The Securities and Exchange Commission has launched a formal investigation of troubled mortgage giant Fannie Mae, the company stated in an SEC form it filed Tuesday. Fannie Mae previously announced the SEC was conducting an informal inquiry.
The company said it would continue to fully cooperate with the SEC’s ongoing investigation.
The investigation was spurred by controversies surrounding Fannie Mae’s accounting that became public last month after its federal regulator issued a scathing 211-page report that outlined misapplications of Generally Accepted Accounting Principles, or GAAP for short. The report found that the company had used improper “cookie jar” reserve accounting – setting aside large cash reserves to reduce revenues in some years so they could be used in other years when the company needed them.

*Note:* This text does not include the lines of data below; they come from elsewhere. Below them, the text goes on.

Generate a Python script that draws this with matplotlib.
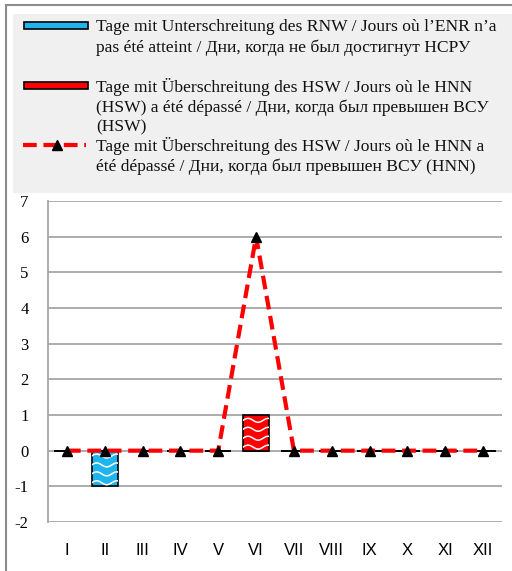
import numpy as np
import matplotlib.pyplot as plt
from matplotlib.patches import Rectangle
from matplotlib.lines import Line2D

# ---- data ----
months = ["I", "II", "III", "IV", "V", "VI", "VII", "VIII", "IX", "X", "XI", "XII"]
below_rnw = [0, -1, 0, 0, 0, 0, 0, 0, 0, 0, 0, 0]
above_hsw = [0, 0, 0, 0, 0, 1, 0, 0, 0, 0, 0, 0]
above_hnn = [0, 0, 0, 0, 0, 6, 0, 0, 0, 0, 0, 0]

legend_lines = [
    ["Tage mit Unterschreitung des RNW / Jours où l’ENR n’a",
     "pas été atteint / Дни, когда не был достигнут НСРУ"],
    ["Tage mit Überschreitung des HSW / Jours où le HNN",
     "(HSW) a été dépassé / Дни, когда был превышен ВСУ",
     "(HSW)"],
    ["Tage mit Überschreitung des HSW / Jours où le HNN a",
     "été dépassé / Дни, когда был превышен ВСУ (HNN)"],
]

BLUE = "#1fb4ec"
RED = "#ff0000"
GRID = "#a6a6a6"
DASH = (3.3, 1.6)

W, H = 512, 571
fig = plt.figure(figsize=(W / 100, H / 100), dpi=100)

def fx(px):
    return px / W

def fy(py):
    return 1 - py / H

# outer frame + legend background
fig.add_artist(Line2D([fx(6), fx(6)], [fy(5), 0], color="#8c8c8c", lw=1.5))
fig.add_artist(Line2D([fx(6), 1], [fy(5), fy(5)], color="#8c8c8c", lw=1.5))
fig.add_artist(Rectangle((fx(13), fy(193)), 1 - fx(13), fy(14) - fy(193),
                         transform=fig.transFigure, facecolor="#f0f0f0",
                         edgecolor="none"))

ax = fig.add_axes([fx(48), fy(522), fx(502) - fx(48), fy(201) - fy(522)])
x = np.arange(len(months))


def wavy(ax, bar):
    # white wave pattern inside the bar
    x0, y0 = bar.get_x(), bar.get_y()
    w, h = bar.get_width(), bar.get_height()
    ylo, yhi = min(y0, y0 + h), max(y0, y0 + h)
    t = np.linspace(x0, x0 + w, 80)
    for yy in np.arange(ylo + 0.1, yhi + 0.2, 0.25):
        ln, = ax.plot(t, yy + 0.055 * np.sin((t - x0) / w * 2 * np.pi * 1.3),
                      color="white", lw=1.1, zorder=3)
        ln.set_clip_path(bar)


bars_b = ax.bar(x, below_rnw, width=0.69, color=BLUE, edgecolor="black",
                linewidth=1.2, zorder=2)
bars_r = ax.bar(x, above_hsw, width=0.69, color=RED, edgecolor="black",
                linewidth=1.2, zorder=2)
for b in list(bars_b) + list(bars_r):
    if b.get_height() != 0:
        wavy(ax, b)

ax.plot(x, above_hnn, color=RED, lw=3, dashes=DASH, zorder=4)
ax.plot(x, above_hnn, ls="none", marker="^", color="black", ms=7.5, zorder=5)

ax.set_xlim(-0.5, 11.5)
ax.set_ylim(-2, 7)
ax.set_yticks(range(-2, 8))
ax.set_xticks(x)
ax.set_xticklabels(months, fontfamily="Liberation Sans", fontsize=12)
ax.set_yticklabels([str(v) for v in range(-2, 8)],
                   fontfamily="Liberation Serif", fontsize=12)
ax.tick_params(axis="both", length=0)
ax.tick_params(axis="x", pad=15)
ax.tick_params(axis="y", pad=14)
ax.grid(axis="y", color=GRID, lw=1.3, zorder=0)
for s in ["top", "right", "bottom"]:
    ax.spines[s].set_visible(False)
ax.spines["left"].set_color(GRID)
ax.spines["left"].set_linewidth(1.3)

# ---- legend (drawn by hand) ----
fig.add_artist(Rectangle((fx(24), fy(29)), fx(64), fy(22) - fy(29),
                         transform=fig.transFigure, facecolor=BLUE,
                         edgecolor="black", lw=1.2))
fig.add_artist(Rectangle((fx(24), fy(89)), fx(64), fy(82) - fy(89),
                         transform=fig.transFigure, facecolor=RED,
                         edgecolor="black", lw=1.2))
fig.add_artist(Line2D([fx(23), fx(86)], [fy(145), fy(145)], color=RED,
                      lw=3, dashes=DASH))
fig.add_artist(Line2D([fx(57)], [fy(145)], ls="none", marker="^",
                      color="black", ms=7.5))

starts = [27, 87, 146]
for entry, y0 in zip(legend_lines, starts):
    for i, line in enumerate(entry):
        fig.text(fx(96), fy(y0 + i * 20.3), line, fontfamily="Liberation Serif",
                 fontsize=12.6, va="center", ha="left", color="#111111")

fig.savefig("out.png", dpi=100)
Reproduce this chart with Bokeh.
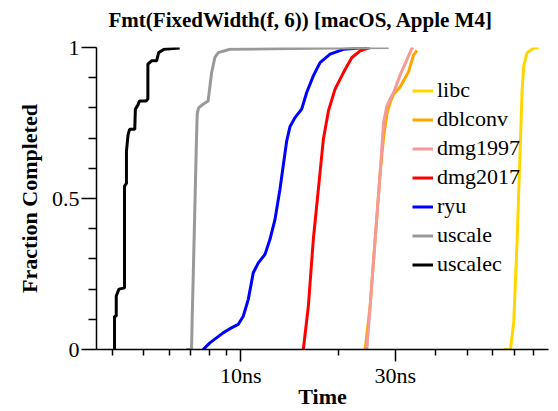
from bokeh.plotting import figure
from bokeh.models import (Range1d, FixedTicker, CustomJSTickFormatter,
                          Legend, LegendItem, Title)
from bokeh.embed import file_html
from bokeh.resources import INLINE

# Cumulative completion curves: time per call (ns) vs. fraction completed
libc_t = [64.9, 68.06, 69.66, 71.38, 73.08, 73.96, 74.82, 76.6, 80.35, 83.24]
libc_f = [0.0, 0.0, 0.09, 0.365, 0.696, 0.862, 0.94, 0.983, 0.998, 1.0]

dblconv_t = [24.21, 25.08, 25.99, 26.94, 27.58, 28.26, 28.93, 29.62, 31.07, 32.96, 34.16, 34.99]
dblconv_f = [0.0, 0.144, 0.365, 0.586, 0.70, 0.78, 0.82, 0.845, 0.87, 0.92, 0.975, 0.99]

dmg1997_t = [24.5, 25.08, 25.99, 26.94, 27.58, 28.26, 28.93, 29.62, 31.07, 32.58, 33.77, 34.16]
dmg1997_f = [0.0, 0.144, 0.365, 0.586, 0.75, 0.807, 0.83, 0.85, 0.91, 0.96, 0.998, 1.0]

dmg2017_t = [15.59, 16.16, 16.74, 17.35, 17.98, 18.64, 19.54, 20.74, 22.02, 23.36, 25.08]
dmg2017_f = [0.0, 0.144, 0.365, 0.53, 0.696, 0.79, 0.862, 0.917, 0.967, 0.989, 1.0]

ryu_t = [7.64, 8.02, 8.81, 9.25, 9.81, 10.17, 10.54, 10.92, 11.32, 11.87, 12.30,
         12.74, 13.20, 13.52, 13.85, 14.18, 14.70, 15.41, 15.97, 16.74, 17.56,
         18.86, 20.74, 24.5]
ryu_f = [0.0, 0.022, 0.055, 0.069, 0.083, 0.11, 0.166, 0.254, 0.287, 0.315, 0.365,
         0.43, 0.53, 0.61, 0.69, 0.738, 0.768, 0.796, 0.851, 0.906, 0.95,
         0.978, 0.994, 1.0]

uscale_t = [6.79, 7.04, 7.07, 7.12, 7.20, 7.29, 7.33, 7.40, 7.64, 7.92, 8.12,
            8.31, 8.51, 9.25, 14.18, 28.6]
uscale_f = [0.0, 0.0, 0.1, 0.232, 0.45, 0.696, 0.78, 0.80, 0.812, 0.823, 0.917,
            0.967, 0.983, 0.994, 0.997, 1.0]

uscalec_t = [4.07, 4.07, 4.12, 4.12, 4.20, 4.37, 4.37, 4.43, 4.43, 4.48, 4.53,
             4.70, 4.72, 4.81, 4.86, 5.10, 5.16, 5.16, 5.30, 5.49, 5.57, 5.79, 6.47]
uscalec_f = [0.0, 0.11, 0.11, 0.177, 0.20, 0.204, 0.541, 0.55, 0.657, 0.71, 0.729,
             0.729, 0.796, 0.81, 0.823, 0.823, 0.83, 0.945, 0.956, 0.956, 0.983, 0.994, 0.998]

series = [
    ("libc", libc_t, libc_f, "#FFD700"),
    ("dblconv", dblconv_t, dblconv_f, "#FFA500"),
    ("dmg1997", dmg1997_t, dmg1997_f, "#F49A98"),
    ("dmg2017", dmg2017_t, dmg2017_f, "#FF0000"),
    ("ryu", ryu_t, ryu_f, "#0000FF"),
    ("uscale", uscale_t, uscale_f, "#999999"),
    ("uscalec", uscalec_t, uscalec_f, "#000000"),
]

x_major = [10, 30]
x_minor = [4, 5, 6, 7, 8, 9, 20, 40, 50, 60, 70, 80]
y_major = [0, 0.5, 1]
y_minor = [0.1, 0.2, 0.3, 0.4, 0.6, 0.7, 0.8, 0.9]

TITLE = "Fmt(FixedWidth(f, 6)) [macOS, Apple M4]"
FONT = "Liberation Serif"

p = figure(width=558, height=411, x_axis_type="log",
           x_range=Range1d(3.58, 89.2), y_range=Range1d(0, 1),
           output_backend="svg", toolbar_location=None,
           min_border_left=96, min_border_right=10,
           min_border_top=47, min_border_bottom=61)
p.title.visible = False

# heading with extra room underneath so it sits well above the frame
p.add_layout(Title(text=TITLE, align="left", offset=12, standoff=0,
                   padding=dict(left=0, right=0, top=0, bottom=16),
                   text_font=FONT, text_font_size="21px",
                   text_font_style="bold", text_color="black"), "above")

p.outline_line_color = None
p.xgrid.visible = False
p.ygrid.visible = False
p.background_fill_color = "white"
p.border_fill_color = "white"

items = []
for name, t, f, color in series:
    r = p.line(t, f, line_color=color, line_width=3)
    items.append(LegendItem(label=name, renderers=[r]))

xa = p.xaxis[0]
xa.ticker = FixedTicker(ticks=x_major, minor_ticks=x_minor)
xa.formatter = CustomJSTickFormatter(code="return tick + 'ns';")
xa.axis_label = "Time"

ya = p.yaxis[0]
ya.ticker = FixedTicker(ticks=y_major, minor_ticks=y_minor)
ya.formatter = CustomJSTickFormatter(code="return tick.toString();")
ya.axis_label = "Fraction Completed"

for ax, mj, mn in ((xa, 12, 6), (ya, 15, 8)):
    ax.axis_line_width = 1.5
    ax.axis_line_color = "black"
    ax.major_tick_line_width = 1.5
    ax.minor_tick_line_width = 1.5
    ax.major_tick_line_color = "black"
    ax.minor_tick_line_color = "black"
    ax.major_tick_in = 0
    ax.minor_tick_in = 0
    ax.major_tick_out = mj
    ax.minor_tick_out = mn
    ax.major_label_text_font = FONT
    ax.major_label_text_font_size = "22px"
    ax.major_label_text_color = "black"
    ax.axis_label_text_font = FONT
    ax.axis_label_text_font_size = "22px"
    ax.axis_label_text_font_style = "bold"
    ax.axis_label_text_color = "black"

xa.major_label_standoff = 1
xa.axis_label_standoff = -7
ya.major_label_standoff = 2
ya.axis_label_standoff = 7

legend = Legend(items=items, location=(316, 72),
                label_text_font=FONT, label_text_font_size="22px",
                label_text_color="black",
                glyph_width=21, glyph_height=21, label_height=21,
                spacing=3, padding=0, margin=0, label_standoff=4,
                border_line_alpha=0, background_fill_alpha=0)
p.add_layout(legend)

open("out.html", "w").write(file_html(p, INLINE))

The report, released by the Office of Federal Housing and Enterprise Oversight, also alleges that in 1998, the company willfully violated generally accepted accounting principles in order to maximize executive bonuses.
Since the release of the report, Fannie Mae has been targeted by several class-action shareholder lawsuits, as well as a Congressional hearing and an informal investigation by Ohio Attorney General Jim Petro, who tried for lead plaintiff status in a similar suit against Freddie Mac last year.
Fannie Mae is one of the largest financial institutions in the world, with $1 trillion in reported assets and $961 billion in reported debt as of Dec. 31, 2003. Both Fannie Mae and Freddie Mac, its smaller rival, are shareholder-owned but chartered by the U.S. Congress to maintain a constant flow of mortgage funds for the nation’s housing market.